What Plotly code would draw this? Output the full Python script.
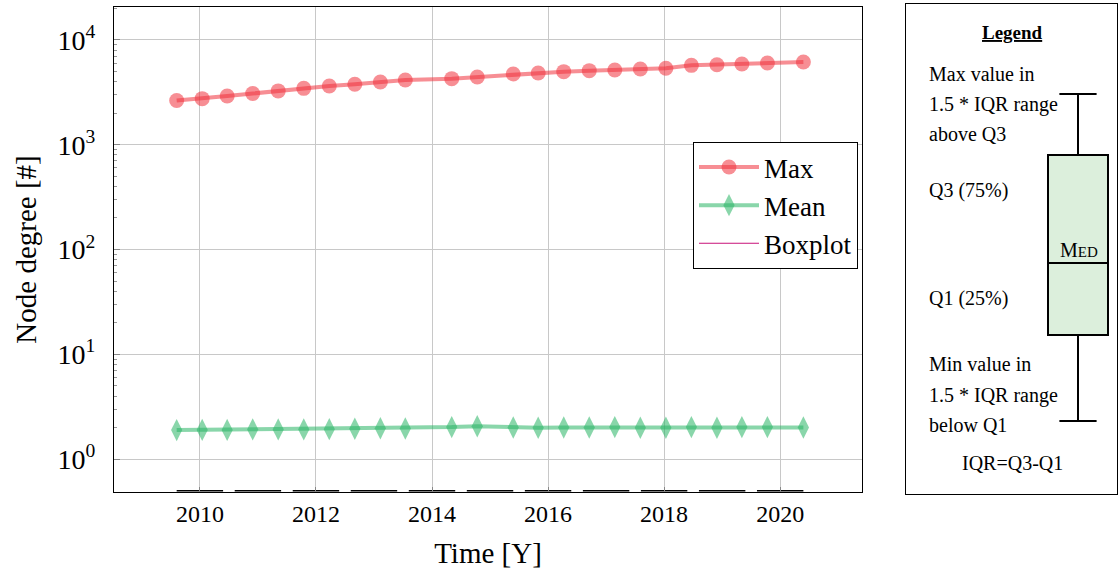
import plotly.graph_objects as go

# ---- data ----
time_years = [2009.60, 2010.04, 2010.47, 2010.91, 2011.35, 2011.79, 2012.23, 2012.67,
              2013.11, 2013.54, 2014.34, 2014.78, 2015.40, 2015.83, 2016.27, 2016.71,
              2017.15, 2017.59, 2018.03, 2018.47, 2018.91, 2019.34, 2019.78, 2020.40]
max_degree = [2640, 2750, 2920, 3080, 3260, 3450, 3630, 3770,
              3970, 4140, 4270, 4430, 4730, 4830, 4980, 5090,
              5160, 5280, 5360, 5720, 5800, 5890, 6020, 6150]
mean_degree = [1.89, 1.90, 1.90, 1.92, 1.92, 1.92, 1.93, 1.95,
               1.97, 1.96, 2.02, 2.06, 2.00, 1.99, 2.00, 2.00,
               2.02, 1.99, 1.99, 2.02, 1.99, 2.02, 2.02, 2.00]
box_years = [2010, 2011, 2012, 2013, 2014, 2015, 2016, 2017, 2018, 2019, 2020]
box_level = [0.5] * len(box_years)   # boxplots collapsed at the bottom of the axis

y_tickvals = [1, 10, 100, 1000, 10000]
y_ticktext = ["10<sup>0</sup>", "10<sup>1</sup>", "10<sup>2</sup>", "10<sup>3</sup>", "10<sup>4</sup>"]
x_tickvals = [2010, 2012, 2014, 2016, 2018, 2020]

# legend-panel example boxplot (panel units, measured up from the panel bottom)
ex_upper, ex_q3, ex_med, ex_q1, ex_lower = 400, 339, 231, 159, 73

FONT = "Liberation Serif"
W, H = 1119, 579
PANEL_BOTTOM = 494

def px(x):
    return x / W

def py(y):
    return 1 - y / H

def pan(y):
    return PANEL_BOTTOM - y

minor_vals = [m * d for d in (1, 10, 100, 1000, 10000) for m in range(2, 10)]

fig = go.Figure()

fig.add_trace(go.Box(
    x=box_years, q1=box_level, median=box_level, q3=box_level,
    lowerfence=box_level, upperfence=box_level, width=0.8,
    line=dict(color="black", width=1.5), fillcolor="rgba(0,0,0,0)",
    showlegend=False, hoverinfo="skip", xaxis="x", yaxis="y"))

fig.add_trace(go.Scatter(
    x=time_years, y=max_degree, name="Max", mode="lines+markers",
    line=dict(color="rgba(240,50,60,0.55)", width=4),
    marker=dict(symbol="circle", size=15, color="rgba(240,50,60,0.55)", line=dict(width=0))))

fig.add_trace(go.Scatter(
    x=time_years, y=mean_degree, name="Mean", mode="lines+markers",
    line=dict(color="rgba(40,180,100,0.55)", width=4),
    marker=dict(symbol="diamond-tall", size=16, color="rgba(40,180,100,0.55)", line=dict(width=0))))

fig.add_trace(go.Scatter(
    x=[None], y=[None], name="Boxplot", mode="lines",
    line=dict(color="#c8127a", width=1)))

# example box in the legend panel
fig.add_trace(go.Box(
    x=[1078], q1=[ex_q1], median=[ex_med], q3=[ex_q3],
    lowerfence=[ex_lower], upperfence=[ex_upper], width=60, whiskerwidth=0.62,
    line=dict(color="black", width=2), fillcolor="#dcefdc",
    showlegend=False, hoverinfo="skip", xaxis="x2", yaxis="y2"))

grid = "#c8c8c8"
fig.update_layout(
    width=W, height=H,
    margin=dict(l=0, r=0, t=0, b=0),
    paper_bgcolor="white", plot_bgcolor="white",
    font=dict(family=FONT, size=22, color="black"),
    showlegend=True,
    legend=dict(x=px(858), xanchor="right", y=py(142), yanchor="top",
                bordercolor="black", borderwidth=1, bgcolor="white",
                font=dict(family=FONT, size=27), itemwidth=60,
                tracegroupgap=0),
    xaxis=dict(domain=[px(114), px(862)], range=[2008.52, 2021.41],
               tickvals=x_tickvals, ticks="inside", ticklen=5, tickcolor="#888",
               showgrid=True, gridcolor=grid, gridwidth=1,
               showline=True, linecolor="black", linewidth=1, mirror=True,
               zeroline=False, automargin=False,
               tickfont=dict(size=24),
               title=dict(text="Time [Y]", font=dict(size=29), standoff=16),
               anchor="y"),
    yaxis=dict(domain=[py(492), py(7)], type="log", range=[-0.314, 4.314],
               tickvals=y_tickvals, ticktext=y_ticktext,
               ticks="inside", ticklen=6, tickcolor="#888",
               ticklabelstandoff=12,
               minor=dict(tickvals=minor_vals, ticks="inside", ticklen=3,
                          tickcolor="#999", showgrid=False),
               showgrid=True, gridcolor=grid, gridwidth=1,
               showline=True, linecolor="black", linewidth=1, mirror=True,
               zeroline=False, automargin=False,
               tickfont=dict(size=28),
               title=dict(text="Node degree [#]", font=dict(size=29), standoff=12),
               anchor="x"),
    xaxis2=dict(domain=[px(906), px(1117)], range=[906, 1117],
                showgrid=False, zeroline=False, showticklabels=False, ticks="",
                showline=True, linecolor="black", linewidth=1, mirror=True,
                automargin=False, anchor="y2", fixedrange=True),
    yaxis2=dict(domain=[py(494), py(4)], range=[0, 490],
                showgrid=False, zeroline=False, showticklabels=False, ticks="",
                showline=True, linecolor="black", linewidth=1, mirror=True,
                automargin=False, anchor="x2", fixedrange=True),
)

panel_font = dict(family=FONT, size=20, color="black")
ann = []
ann.append(dict(x=1012, y=pan(33), text="<b>Legend</b>", xref="x2", yref="y2",
                showarrow=False, xanchor="center", yanchor="middle",
                font=dict(family=FONT, size=19, color="black", lineposition="under")))
left_lines = [("Max value in", 74), ("1.5 * IQR range", 104), ("above Q3", 134),
              ("Q3 (75%)", 190), ("Q1 (25%)", 298),
              ("Min value in", 364), ("1.5 * IQR range", 395), ("below Q1", 425)]
for t, yy in left_lines:
    ann.append(dict(x=927, y=pan(yy), text=t, xref="x2", yref="y2", showarrow=False,
                    xanchor="left", yanchor="middle", font=panel_font))
ann.append(dict(x=1012, y=pan(463), text="IQR=Q3-Q1", xref="x2", yref="y2", showarrow=False,
                xanchor="center", yanchor="middle", font=panel_font))
ann.append(dict(x=1079, y=pan(250), text="M<span style='font-size:15px'>ED</span>",
                xref="x2", yref="y2", showarrow=False,
                xanchor="center", yanchor="middle", font=panel_font))
fig.update_layout(annotations=ann)

fig.write_html("out.html", config={"displayModeBar": False},
               post_script="document.body.style.margin='0px';")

> [WHAT YOU ARE ASKED TO DO]
Return, unchanged, the lines from the first line of the material through the line that holds "box_level = [0.5]", inclusive, omitting pictures.

> [EXERCISE OUTPUT]
What Plotly code would draw this? Output the full Python script.
import plotly.graph_objects as go

# ---- data ----
time_years = [2009.60, 2010.04, 2010.47, 2010.91, 2011.35, 2011.79, 2012.23, 2012.67,
              2013.11, 2013.54, 2014.34, 2014.78, 2015.40, 2015.83, 2016.27, 2016.71,
              2017.15, 2017.59, 2018.03, 2018.47, 2018.91, 2019.34, 2019.78, 2020.40]
max_degree = [2640, 2750, 2920, 3080, 3260, 3450, 3630, 3770,
              3970, 4140, 4270, 4430, 4730, 4830, 4980, 5090,
              5160, 5280, 5360, 5720, 5800, 5890, 6020, 6150]
mean_degree = [1.89, 1.90, 1.90, 1.92, 1.92, 1.92, 1.93, 1.95,
               1.97, 1.96, 2.02, 2.06, 2.00, 1.99, 2.00, 2.00,
               2.02, 1.99, 1.99, 2.02, 1.99, 2.02, 2.02, 2.00]
box_years = [2010, 2011, 2012, 2013, 2014, 2015, 2016, 2017, 2018, 2019, 2020]
box_level = [0.5] * len(box_years)   # boxplots collapsed at the bottom of the axis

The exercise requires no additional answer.